Since her 2007 debut Wild and Undaunted, Lisa Knapp has stood out as one of the most adventurous voices in British folk. With her bold, expressive vocals and a fearless approach to storytelling, she’s consistently pushed the genre’s boundaries. On Hinterland, her long-awaited follow-up, she reunites with producer and partner Gerry Diver—now a credited co-creator—for a record that is as immersive and imaginative as anything she’s done. From the start, Hinterland brims with invention. Hawk & Crow flutters in with Knapp’s layered avian voices atop a fractured, tumbling rhythm, evoking an enchanted Tom Waits in the woods. Then, in a jarring shift, Train Song grounds us in the present with a rolling list of suburban detritus, turning the everyday into poetic cadence. Star Carr, meanwhile, transports us back to ancient Yorkshire, evoking a time when ritual and nature blurred—its references to red deer headdresses conjure images of Mesolithic ceremonies and wild, ecstatic gatherings.
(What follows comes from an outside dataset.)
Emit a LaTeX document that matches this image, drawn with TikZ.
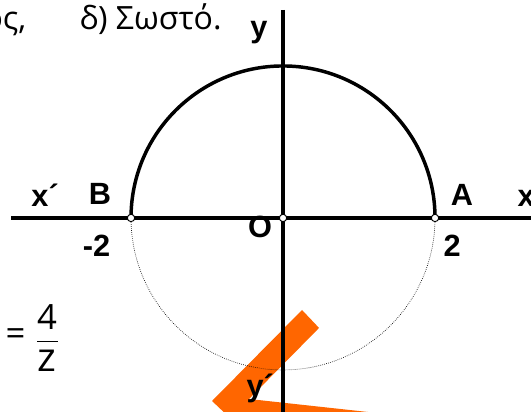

Traditional ballads are given fresh, eerie life. Knapp delivers I Must Away Love with delicate ache, Long Lankin with quiet menace, and The Lass of Aughrim with devastating vulnerability. Diver’s instrumentation—fiddle, drones, ambient textures—is dark, rich, and unafraid of dissonance, perfectly complementing Knapp’s unpolished yet captivating delivery. Her voice can be ethereal one moment and primal the next, spilling yelps and growls that reveal the full emotional spectrum of these songs.
Hinterland doesn’t just reinterpret folk—it lives within it, breathing strange, modern life into its old bones. This is folk music at its most raw, reverent, and radical.